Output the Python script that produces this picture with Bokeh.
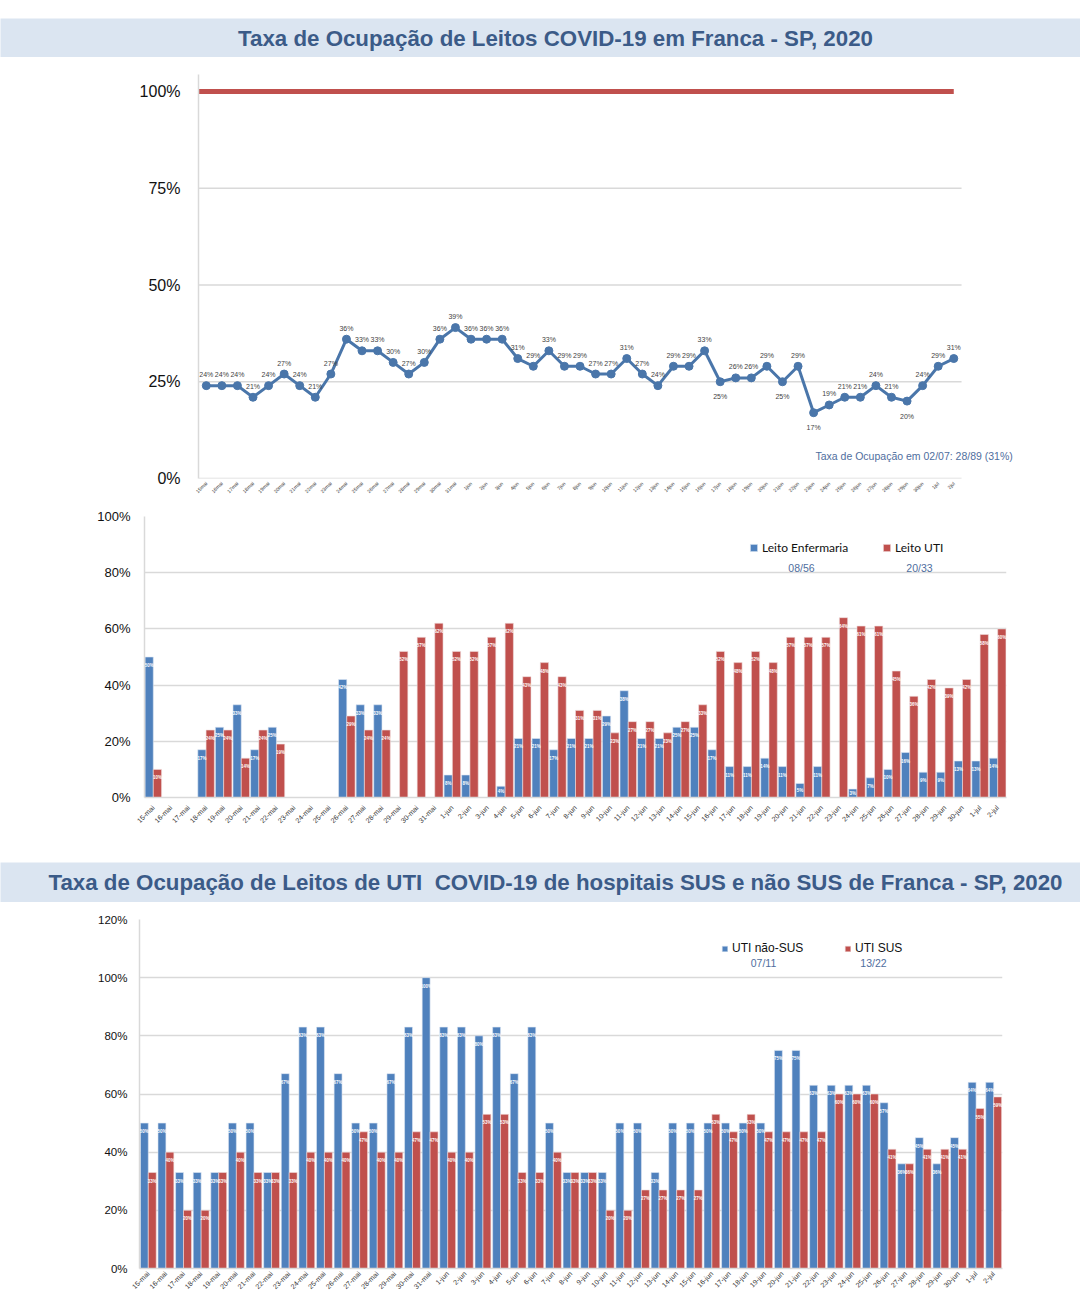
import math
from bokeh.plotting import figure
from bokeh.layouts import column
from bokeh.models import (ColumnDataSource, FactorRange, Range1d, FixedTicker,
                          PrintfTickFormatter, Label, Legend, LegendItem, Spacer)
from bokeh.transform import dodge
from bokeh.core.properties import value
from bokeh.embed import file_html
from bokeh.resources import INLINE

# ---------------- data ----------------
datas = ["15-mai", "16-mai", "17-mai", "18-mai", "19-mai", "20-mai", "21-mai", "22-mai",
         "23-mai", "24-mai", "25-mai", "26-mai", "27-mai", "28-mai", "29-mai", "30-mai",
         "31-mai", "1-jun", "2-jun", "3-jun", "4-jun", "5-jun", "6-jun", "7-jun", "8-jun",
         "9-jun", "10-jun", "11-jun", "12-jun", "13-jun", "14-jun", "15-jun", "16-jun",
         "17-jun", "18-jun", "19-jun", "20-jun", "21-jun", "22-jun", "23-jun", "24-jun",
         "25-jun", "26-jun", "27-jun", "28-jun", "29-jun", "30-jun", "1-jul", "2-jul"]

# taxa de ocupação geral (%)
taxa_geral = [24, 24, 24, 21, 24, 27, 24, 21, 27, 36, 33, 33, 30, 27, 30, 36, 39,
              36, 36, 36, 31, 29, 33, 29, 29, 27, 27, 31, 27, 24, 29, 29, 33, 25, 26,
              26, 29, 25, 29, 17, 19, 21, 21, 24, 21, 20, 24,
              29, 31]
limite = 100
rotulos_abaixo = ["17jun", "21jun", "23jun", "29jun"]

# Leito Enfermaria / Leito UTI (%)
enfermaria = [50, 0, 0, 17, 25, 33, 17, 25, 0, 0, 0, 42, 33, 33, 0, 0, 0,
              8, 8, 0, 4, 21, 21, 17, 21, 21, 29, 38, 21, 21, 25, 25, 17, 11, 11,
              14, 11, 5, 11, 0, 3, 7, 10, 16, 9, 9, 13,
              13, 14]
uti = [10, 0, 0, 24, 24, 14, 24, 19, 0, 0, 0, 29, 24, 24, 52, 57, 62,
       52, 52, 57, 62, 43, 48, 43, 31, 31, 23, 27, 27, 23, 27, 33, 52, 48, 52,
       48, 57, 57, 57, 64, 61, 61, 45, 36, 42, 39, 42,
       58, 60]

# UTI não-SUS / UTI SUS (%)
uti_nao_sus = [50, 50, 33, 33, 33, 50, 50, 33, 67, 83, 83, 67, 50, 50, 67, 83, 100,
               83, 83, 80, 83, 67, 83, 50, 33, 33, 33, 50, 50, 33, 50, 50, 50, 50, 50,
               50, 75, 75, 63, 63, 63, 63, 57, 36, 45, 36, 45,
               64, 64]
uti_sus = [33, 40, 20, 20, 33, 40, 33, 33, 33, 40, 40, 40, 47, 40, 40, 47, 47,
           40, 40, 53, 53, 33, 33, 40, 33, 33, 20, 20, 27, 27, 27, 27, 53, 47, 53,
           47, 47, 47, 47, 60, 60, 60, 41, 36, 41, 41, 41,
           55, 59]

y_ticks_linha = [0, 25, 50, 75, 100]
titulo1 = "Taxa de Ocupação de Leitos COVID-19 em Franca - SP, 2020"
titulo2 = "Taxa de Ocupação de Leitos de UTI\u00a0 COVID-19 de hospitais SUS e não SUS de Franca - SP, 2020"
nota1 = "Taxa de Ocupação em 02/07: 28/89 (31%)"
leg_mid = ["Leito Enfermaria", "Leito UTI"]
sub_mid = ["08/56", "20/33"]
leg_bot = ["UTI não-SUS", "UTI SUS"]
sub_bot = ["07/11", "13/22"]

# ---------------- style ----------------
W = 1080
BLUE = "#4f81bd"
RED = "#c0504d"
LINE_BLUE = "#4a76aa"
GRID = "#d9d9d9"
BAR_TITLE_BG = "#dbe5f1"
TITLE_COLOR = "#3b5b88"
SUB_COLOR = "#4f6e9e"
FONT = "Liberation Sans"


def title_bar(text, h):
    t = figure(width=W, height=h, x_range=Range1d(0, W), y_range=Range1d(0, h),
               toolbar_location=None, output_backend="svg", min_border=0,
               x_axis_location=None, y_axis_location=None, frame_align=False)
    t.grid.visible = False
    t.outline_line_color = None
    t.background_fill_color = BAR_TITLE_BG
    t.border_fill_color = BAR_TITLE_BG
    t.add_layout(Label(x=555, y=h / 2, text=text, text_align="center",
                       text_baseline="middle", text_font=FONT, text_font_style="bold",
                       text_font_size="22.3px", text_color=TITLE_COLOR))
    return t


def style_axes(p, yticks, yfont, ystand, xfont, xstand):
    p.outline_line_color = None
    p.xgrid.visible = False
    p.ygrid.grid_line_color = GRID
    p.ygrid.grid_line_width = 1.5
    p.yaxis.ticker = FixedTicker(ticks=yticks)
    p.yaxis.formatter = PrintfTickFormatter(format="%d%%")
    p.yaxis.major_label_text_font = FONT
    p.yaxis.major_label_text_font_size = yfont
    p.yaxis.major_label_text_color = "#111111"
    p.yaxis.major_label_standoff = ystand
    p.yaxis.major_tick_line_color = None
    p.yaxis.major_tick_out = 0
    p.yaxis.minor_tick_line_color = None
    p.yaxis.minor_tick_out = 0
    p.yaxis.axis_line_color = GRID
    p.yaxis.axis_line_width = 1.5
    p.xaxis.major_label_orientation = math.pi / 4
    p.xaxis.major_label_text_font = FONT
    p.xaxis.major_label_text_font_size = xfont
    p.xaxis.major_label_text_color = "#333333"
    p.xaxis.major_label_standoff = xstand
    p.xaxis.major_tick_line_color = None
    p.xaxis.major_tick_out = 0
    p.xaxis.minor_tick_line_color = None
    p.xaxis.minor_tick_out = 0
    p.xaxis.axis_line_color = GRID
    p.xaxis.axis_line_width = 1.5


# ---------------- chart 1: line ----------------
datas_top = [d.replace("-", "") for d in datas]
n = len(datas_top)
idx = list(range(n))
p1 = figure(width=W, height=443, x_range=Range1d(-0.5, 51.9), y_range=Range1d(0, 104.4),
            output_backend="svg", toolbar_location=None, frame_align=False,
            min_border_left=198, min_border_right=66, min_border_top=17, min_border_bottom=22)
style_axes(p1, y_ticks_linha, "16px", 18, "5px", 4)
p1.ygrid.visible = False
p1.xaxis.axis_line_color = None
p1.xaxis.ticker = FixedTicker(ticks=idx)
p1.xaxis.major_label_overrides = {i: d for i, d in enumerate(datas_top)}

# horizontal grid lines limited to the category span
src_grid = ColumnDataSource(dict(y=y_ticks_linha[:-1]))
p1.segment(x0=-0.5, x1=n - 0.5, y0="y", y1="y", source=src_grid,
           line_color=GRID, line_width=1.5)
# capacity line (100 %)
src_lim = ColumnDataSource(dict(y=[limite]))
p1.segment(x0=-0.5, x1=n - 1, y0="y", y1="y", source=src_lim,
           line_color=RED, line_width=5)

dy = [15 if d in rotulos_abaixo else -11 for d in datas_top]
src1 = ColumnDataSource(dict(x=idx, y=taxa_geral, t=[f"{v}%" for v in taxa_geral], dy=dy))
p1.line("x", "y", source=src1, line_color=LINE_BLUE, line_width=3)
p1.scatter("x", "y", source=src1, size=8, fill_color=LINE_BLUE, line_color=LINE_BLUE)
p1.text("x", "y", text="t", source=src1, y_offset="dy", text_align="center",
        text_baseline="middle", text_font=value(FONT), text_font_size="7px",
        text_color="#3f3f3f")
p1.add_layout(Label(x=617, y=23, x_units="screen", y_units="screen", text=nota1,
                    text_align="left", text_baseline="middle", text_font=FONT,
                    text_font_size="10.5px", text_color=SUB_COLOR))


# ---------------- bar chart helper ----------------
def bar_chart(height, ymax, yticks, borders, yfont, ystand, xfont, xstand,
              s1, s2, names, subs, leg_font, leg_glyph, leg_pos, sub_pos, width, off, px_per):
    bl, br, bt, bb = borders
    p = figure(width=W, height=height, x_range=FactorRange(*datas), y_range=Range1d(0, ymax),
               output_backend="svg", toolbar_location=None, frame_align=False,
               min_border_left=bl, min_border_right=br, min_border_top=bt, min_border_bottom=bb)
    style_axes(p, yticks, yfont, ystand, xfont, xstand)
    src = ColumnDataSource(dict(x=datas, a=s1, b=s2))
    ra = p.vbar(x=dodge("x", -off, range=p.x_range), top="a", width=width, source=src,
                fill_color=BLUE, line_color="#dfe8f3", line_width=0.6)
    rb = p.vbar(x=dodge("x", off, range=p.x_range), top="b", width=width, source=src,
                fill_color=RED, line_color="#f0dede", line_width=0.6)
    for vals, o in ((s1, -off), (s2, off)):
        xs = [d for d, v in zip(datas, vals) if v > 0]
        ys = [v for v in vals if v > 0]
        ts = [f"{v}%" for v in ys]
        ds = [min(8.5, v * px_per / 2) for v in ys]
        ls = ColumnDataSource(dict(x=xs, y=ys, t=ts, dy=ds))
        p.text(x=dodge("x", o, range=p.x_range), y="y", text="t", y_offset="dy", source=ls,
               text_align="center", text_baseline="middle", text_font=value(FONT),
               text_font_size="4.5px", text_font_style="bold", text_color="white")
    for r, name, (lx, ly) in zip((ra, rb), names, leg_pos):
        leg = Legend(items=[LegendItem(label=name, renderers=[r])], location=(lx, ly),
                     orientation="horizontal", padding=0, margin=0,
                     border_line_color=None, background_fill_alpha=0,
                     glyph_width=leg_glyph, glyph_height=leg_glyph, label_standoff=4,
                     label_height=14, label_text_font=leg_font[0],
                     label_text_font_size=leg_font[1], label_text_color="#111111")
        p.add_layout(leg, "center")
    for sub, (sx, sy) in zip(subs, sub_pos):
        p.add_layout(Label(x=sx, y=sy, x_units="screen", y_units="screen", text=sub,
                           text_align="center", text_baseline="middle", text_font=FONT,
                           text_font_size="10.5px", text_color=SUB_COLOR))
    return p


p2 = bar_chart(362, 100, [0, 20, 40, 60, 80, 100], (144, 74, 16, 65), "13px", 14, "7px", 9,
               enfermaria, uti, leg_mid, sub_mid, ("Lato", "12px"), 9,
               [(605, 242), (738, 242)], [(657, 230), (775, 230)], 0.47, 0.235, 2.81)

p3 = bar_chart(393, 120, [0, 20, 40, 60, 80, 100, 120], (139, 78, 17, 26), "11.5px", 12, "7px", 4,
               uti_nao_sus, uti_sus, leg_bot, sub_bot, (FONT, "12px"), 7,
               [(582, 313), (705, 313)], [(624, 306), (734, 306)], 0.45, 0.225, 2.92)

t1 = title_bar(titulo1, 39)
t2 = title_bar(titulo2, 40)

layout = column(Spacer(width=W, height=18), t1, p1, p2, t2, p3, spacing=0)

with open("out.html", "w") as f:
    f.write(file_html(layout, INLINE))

**********

Skip the pictures and restate exactly the lines from the beginning of the listing to the line with "from bokeh.resources import INLINE", that line included.

## TASK RESULT
Output the Python script that produces this picture with Bokeh.
import math
from bokeh.plotting import figure
from bokeh.layouts import column
from bokeh.models import (ColumnDataSource, FactorRange, Range1d, FixedTicker,
                          PrintfTickFormatter, Label, Legend, LegendItem, Spacer)
from bokeh.transform import dodge
from bokeh.core.properties import value
from bokeh.embed import file_html
from bokeh.resources import INLINE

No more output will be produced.